So a few months back I was googling my then girlfriend's ex-girlfriend (we have since broken up and she is back together with said ex) Kali, and I stumbled onto her marathon page. She had already completed the Boston Marathon (I can't even imagine!) but had been unsuccessful in meeting her projected fundraising goal. After reading her little blurb I was inspired to donate and believed that hitting anonymous meant that she would not realize who the donation came from. I was shocked to learn that my donation was anonymous to everyone except her! Of course she found my out of the blue donation very unsettling and called Cameron. She eventually settled down, decided that the only fitting course of action was to google me and then promptly e-mailed me about it. Her e-mail was kind and we went back and fourth a bit, anyway, this is all to highlight how she signed off on the last e-mail: "kali- what the heck did people do before the internet?- down".
In my return e-mail to Kali I signed off as: "melanie- there was a time before internet?- lafav". I started thinking about how attached I was to the internet and other new fandangled comforts like my cell phone. For a while I lamented this attachment and wished that I was not so dependent on all this technology. After spending a week "without" internet I have changed my mind!
Without is in quotes because its not like I went to a remote village in Mali like my amazing friend Neda who has been working with the Peace Corps for over a year. No, by without I mean that due to billing problems I was unable to access the internet in the comfort of my own home. This fact stressed me out beyond all belief. Everyday I woke up wishing that I could check my e-mail to see if some far off loved one had e-mailed about their life, or more important if DPH had e-mail me about the "informal" job offer they made. I went to work and struggled through my day barely able to contain the feeling that I was missing out on some amazing opportunity due to my inability to jump on-line at a moments notice.
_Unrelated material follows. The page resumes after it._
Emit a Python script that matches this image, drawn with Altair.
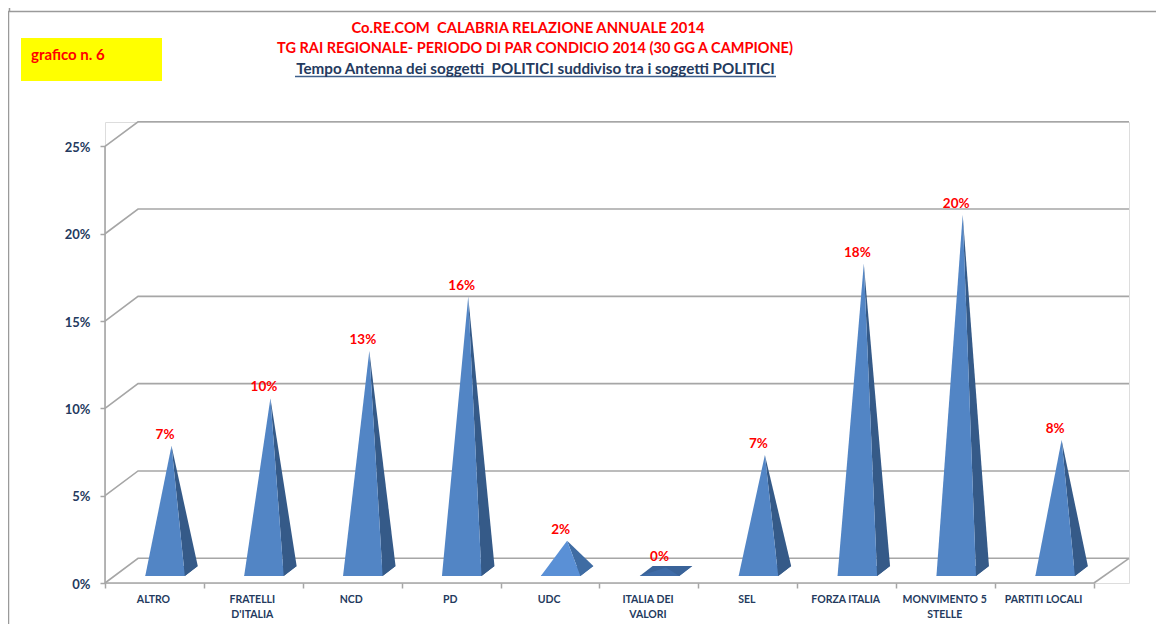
import altair as alt
import pandas as pd

categories = ["ALTRO", "FRATELLI\nD'ITALIA", "NCD", "PD", "UDC", "ITALIA DEI\nVALORI", "SEL",
              "FORZA ITALIA", "MONVIMENTO 5\nSTELLE", "PARTITI LOCALI"]
values = [7.17, 9.9, 12.6, 15.7, 1.74, 0.2, 6.65, 17.6, 20.4, 7.5]
y_ticks = [0, 5, 10, 15, 20, 25]
front_colors = ["#5285c5", "#5285c5", "#5285c5", "#5285c5", "#5a90d6", "#3f6ca8",
                "#5285c5", "#5285c5", "#5285c5", "#5285c5"]
side_colors = ["#355a88", "#355a88", "#355a88", "#355a88", "#3f6ca3", "#3a6399",
               "#355a88", "#355a88", "#355a88", "#355a88"]
title_lines = ["Co.RE.COM\u00a0 CALABRIA RELAZIONE ANNUALE 2014",
               "TG RAI REGIONALE- PERIODO DI PAR CONDICIO 2014 (30 GG A CAMPIONE)"]
subtitle = "Tempo Antenna dei soggetti\u00a0 POLITICI suddiviso tra i soggetti POLITICI"

FONT = "Lato"
GRAY = "#a6a6a6"
NAVY = "#243a5e"
X_MAX, Y_MAX = 10.354, 26.40
DEPTH_X, DEPTH_Y = 0.334, 1.415
HALF, SHIFT, PX, PY, FLOOR = 0.2, 0.107, 0.131, 0.573, 0.40

x_scale = alt.Scale(domain=[0, X_MAX], nice=False, zero=False)
y_scale = alt.Scale(domain=[0, Y_MAX], nice=False, zero=False)

# pyramid faces derived from the values
rows = []
for i, (cat, v) in enumerate(zip(categories, values)):
    c = i + 0.5 + SHIFT
    L, R = c - HALF, c + HALF
    y0, y1 = FLOOR, FLOOR + PY
    ax, ay = c + PX / 2, FLOOR + PY / 2 + v
    faces = {
        "base": ([(L, y0), (R, y0), (R + PX, y1), (L + PX, y1)], side_colors[i]),
        "side": ([(R, y0), (R + PX, y1), (ax, ay)], side_colors[i]),
        "front": ([(L, y0), (R, y0), (ax, ay)], front_colors[i]),
    }
    for face, (pts, col) in faces.items():
        for k, (px, py) in enumerate(pts + [pts[0]]):
            rows.append({"id": f"{i}-{face}", "face": face, "k": k, "x": px, "y": py, "col": col})
poly = pd.DataFrame(rows)

labels = pd.DataFrame({
    "cat": categories,
    "xc": [i + 0.49 for i in range(10)],
    "xv": [i + 0.5 + SHIFT for i in range(10)],
    "yv": [FLOOR + PY / 2 + v for v in values],
    "txt": [f"{round(v)}%" for v in values],
})

# wall / floor grid
grid = []
for t in y_ticks:
    grid += [{"id": f"d{t}", "k": 0, "x": 0, "y": t}, {"id": f"d{t}", "k": 1, "x": DEPTH_X, "y": t + DEPTH_Y},
             {"id": f"d{t}", "k": 2, "x": X_MAX, "y": t + DEPTH_Y}]
grid += [{"id": "floor", "k": 0, "x": 10, "y": 0}, {"id": "floor", "k": 1, "x": X_MAX, "y": DEPTH_Y},
         {"id": "front", "k": 0, "x": 0, "y": 0}, {"id": "front", "k": 1, "x": 10, "y": 0},
         {"id": "yax", "k": 0, "x": 0, "y": 0}, {"id": "yax", "k": 1, "x": 0, "y": 25}]
grid = pd.DataFrame(grid)

X = alt.X("x:Q", scale=x_scale, title=None,
          axis=alt.Axis(values=list(range(11)), labels=False, domain=False, grid=False,
                        tickColor=GRAY, tickWidth=1.5, tickSize=5))
Y = alt.Y("y:Q", scale=y_scale, title=None,
          axis=alt.Axis(values=y_ticks, labelExpr="datum.value + '%'", domain=False, grid=False,
                        tickColor=GRAY, tickWidth=1.5, tickSize=5, labelPadding=10, labelOffset=1,
                        labelFont=FONT, labelFontWeight="bold", labelFontSize=13, labelColor=NAVY))

grid_layer = alt.Chart(grid).mark_line(color=GRAY, strokeWidth=1.6).encode(
    x=X, y=Y, detail="id:N", order="k:Q")

def face_layer(name):
    return alt.Chart(poly[poly.face == name]).mark_line(strokeWidth=0).encode(
        x=alt.X("x:Q", scale=x_scale), y=alt.Y("y:Q", scale=y_scale),
        detail="id:N", order="k:Q", fill=alt.Fill("col:N", scale=None))

value_text = alt.Chart(labels).mark_text(
    font=FONT, fontWeight="bold", fontSize=13.5, color="#ff0000", dy=-11, baseline="middle"
).encode(x=alt.X("xv:Q", scale=x_scale), y=alt.Y("yv:Q", scale=y_scale), text="txt:N")

cat_text = alt.Chart(labels).mark_text(
    font=FONT, fontWeight="bold", fontSize=10.5, color=NAVY, baseline="top", lineBreak="\n", lineHeight=15
).encode(x=alt.X("xc:Q", scale=x_scale), y=alt.value(473), text="cat:N")

def one():
    return pd.DataFrame({"a": [0]})

# page-level furniture, relative to the plot origin (page x 105, y 122)
box = alt.Chart(one()).mark_rect(color="#ffff00").encode(
    x=alt.value(-84), x2=alt.value(57), y=alt.value(-84), y2=alt.value(-41))
box_text = alt.Chart(pd.DataFrame({"t": ["grafico n. 6"]})).mark_text(
    font=FONT, fontWeight="bold", fontSize=15, color="#ff0000", align="left", baseline="middle"
).encode(x=alt.value(-74), y=alt.value(-67), text="t:N")
title1 = alt.Chart(pd.DataFrame({"t": [title_lines[0]]})).mark_text(
    font=FONT, fontWeight="bold", fontSize=14.8, color="#ff0000", baseline="middle"
).encode(x=alt.value(423), y=alt.value(-93), text="t:N")
title2 = alt.Chart(pd.DataFrame({"t": [title_lines[1]]})).mark_text(
    font=FONT, fontWeight="bold", fontSize=14.5, color="#ff0000", baseline="middle"
).encode(x=alt.value(430), y=alt.value(-73), text="t:N")
title3 = alt.Chart(pd.DataFrame({"t": [subtitle]})).mark_text(
    font=FONT, fontWeight="bold", fontSize=15.2, color=NAVY, baseline="middle"
).encode(x=alt.value(430.5), y=alt.value(-53), text="t:N")
underline = alt.Chart(one()).mark_rule(color="#3f5f8a", strokeWidth=1.5).encode(
    x=alt.value(190), x2=alt.value(671), y=alt.value(-45.5))
frame_top = alt.Chart(one()).mark_rule(color="#9a9a9a", strokeWidth=1.5).encode(
    x=alt.value(-97), x2=alt.value(1051), y=alt.value(-110.5))
frame_left = alt.Chart(one()).mark_rule(color="#9a9a9a", strokeWidth=1.5).encode(
    x=alt.value(-96.5), y=alt.value(-110.5), y2=alt.value(502))
frame_stub = alt.Chart(one()).mark_rule(color="#9a9a9a", strokeWidth=1.5).encode(
    x=alt.value(-95.5), y=alt.value(-114), y2=alt.value(-110.5))

chart = alt.layer(
    box, frame_top, frame_left, frame_stub, underline, box_text, title1, title2, title3,
    grid_layer, face_layer("base"), face_layer("side"), face_layer("front"),
    value_text, cat_text,
).properties(
    width=1024, height=461,
    padding={"left": 97, "top": 114, "right": 27, "bottom": 41},
    autosize=alt.AutoSizeParams(type="none"),
).configure_view(stroke=None).configure(background="white")

chart.save("out.html", embed_options={"renderer": "svg", "actions": False})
A couple of times I called my mother and had her go into my various inboxes. Of course every time I finally was able to access my e-mail there were very few important messages.
I eventually found myself in the Boston Public Library, waiting again and again to use the 15 minuet express computer (by this time I had initiated a new e-mail relationship with the lady I am interested). Finally I made my way to my own public library in Somerville- right down the street. I am now the proud holder of a library card- my first since moving to Massachusetts over 5 years ago. While in the library I found a book by Joe Namath on Football for Young Players- oh yes I am very serious about my new sport!
Moral of the story- do not underestimate the importance of home internet access, you never realize how much you rely on it until it is gone (e-mail, yellow pages, mapquest, news, blogs, etc). But don't let home internet access and its ability to connect you to people and ideas all over the world keep you from becoming invested in your local community- go get a library card!